Accurately identifying sweet spots remains a significant challenge for the petroleum industry despite the growing amount of information available for unconventional hydrocarbon resources. These challenges may stem from the inorganic geochemical heterogeneities in source rock composition that can vary within a given basin over time. This study investigates the relationship between source rock composition and the resulting hydrocarbon expulsion, retention, and thermal maturation behavior through artificial maturation experiments on Late Cretaceous (Maastrichtian) Jordanian source rocks (JSR). The JSR is a carbonate-rich Type IIS source rock, which is compositionally similar to major Arabian unconventional prospects (Tuwaiq Mtn, Hanifa, and Shilaif/Natih Fms) as well as other major carbonate source rocks (Eagle Ford & La Luna Fms). However, it is thermally immature and, therefore, can be considered as an immature analog to the mature unconventional Type IIS source rock prospects. This study utilized a thick JSR interval in the Al-Lajjun area of western Jordan, by using core samples from a 72 m long vertical well. Initial characterization of the source rock interval using bulk organic and inorganic geochemical parameters revealed three distinct geochemical cycles. Representative homogeneous plug samples from each cycle underwent artificial maturation experiments and showed differences in hydrocarbon expulsion and retention trends along with a difference in thermal maturity. Samples with higher silica content exhibited an early hydrocarbon expulsion as compared to Ca-dominated samples. The Ca-rich samples demonstrated a higher hydrocarbon retention and delayed expulsion at corresponding maturity stages as compared to the Si-rich samples.

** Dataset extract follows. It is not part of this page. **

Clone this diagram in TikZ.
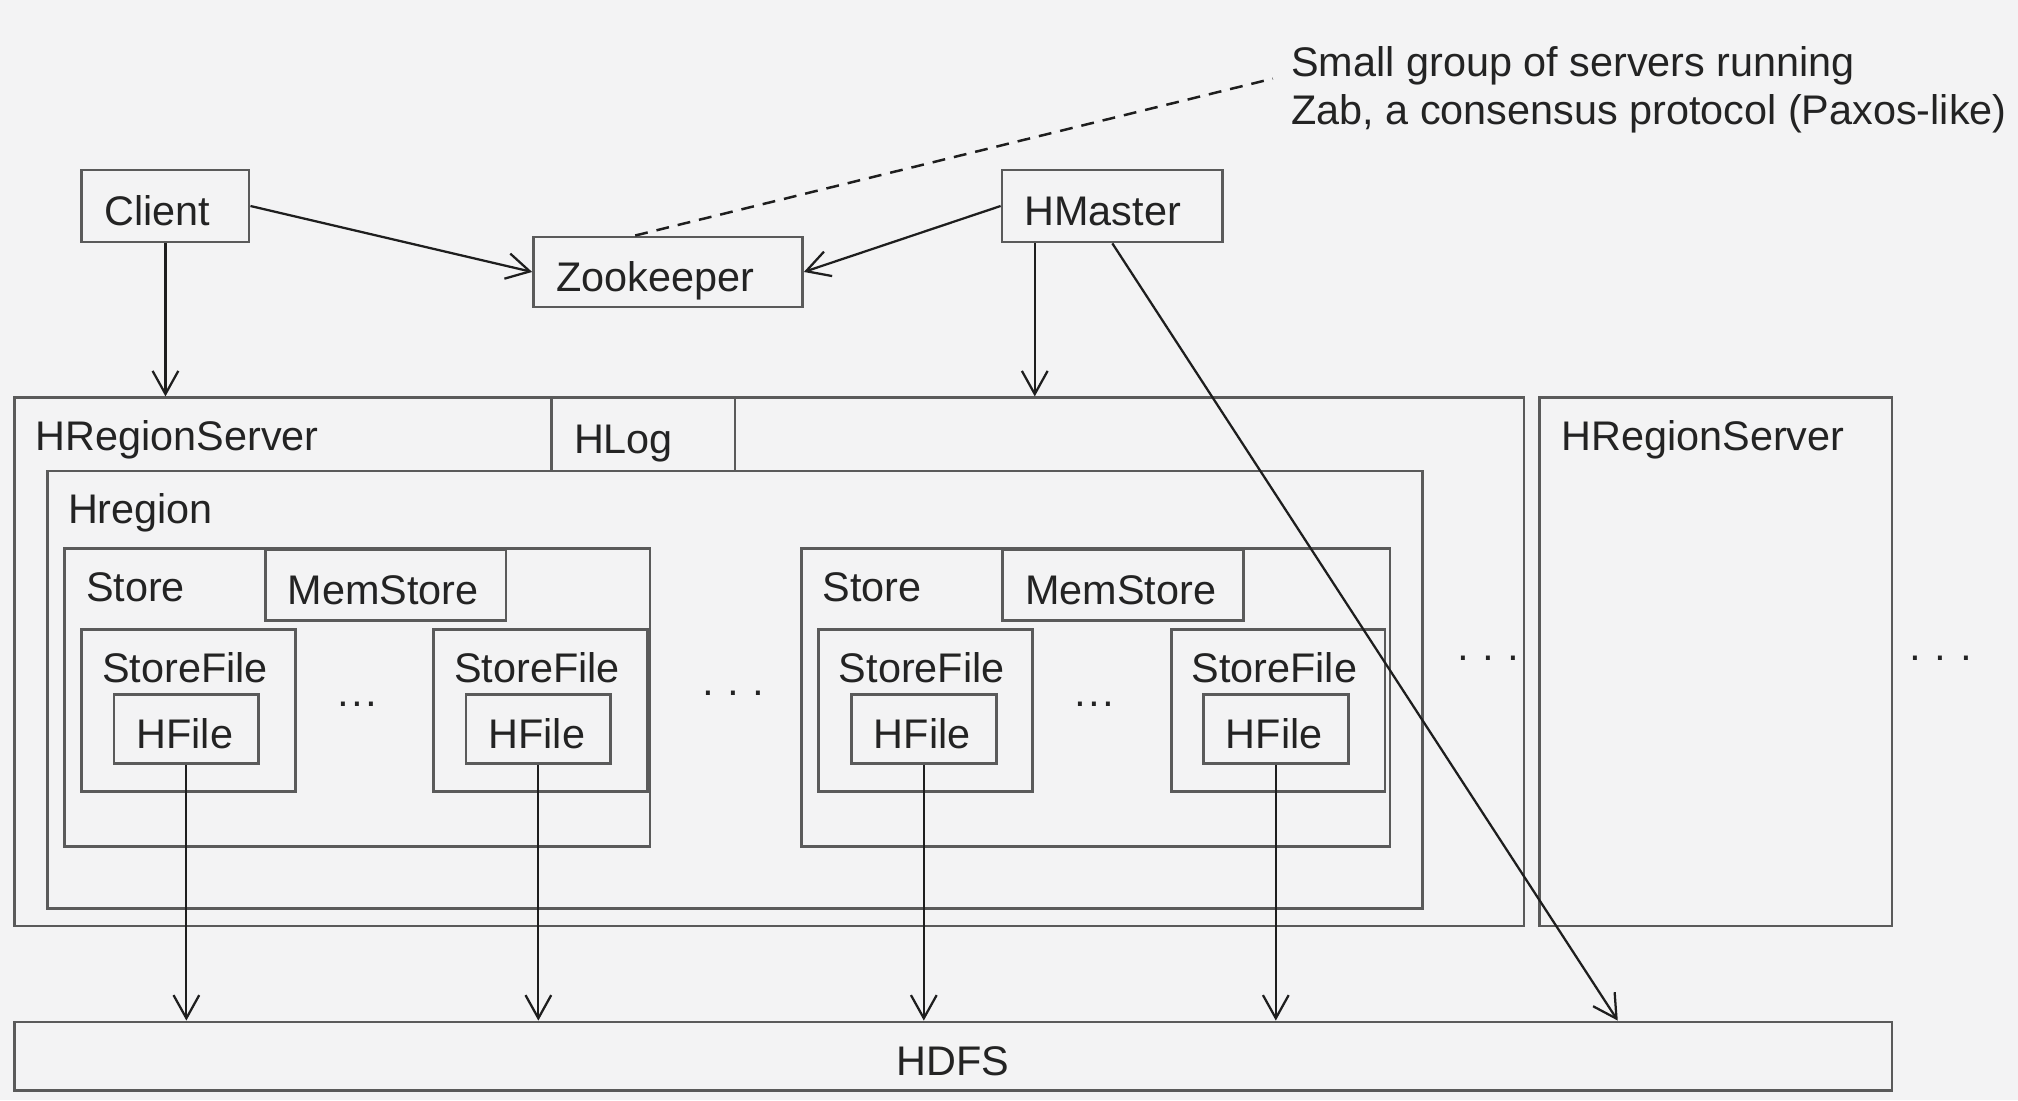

Additionally, the silica-rich samples also displayed lower Tmax values than the calcium-rich samples of similar thermal maturity. The findings of this study highlight the significance of inorganic compositional heterogeneities within a source rock interval that can lead to the formation of multiple play fairways with varying hydrocarbon expulsion and thermal maturity characteristics. These insights emphasize the need for a more comprehensive understanding of source rock composition when assessing thermal maturity and identifying sweet spots for unconventional hydrocarbon exploration and production.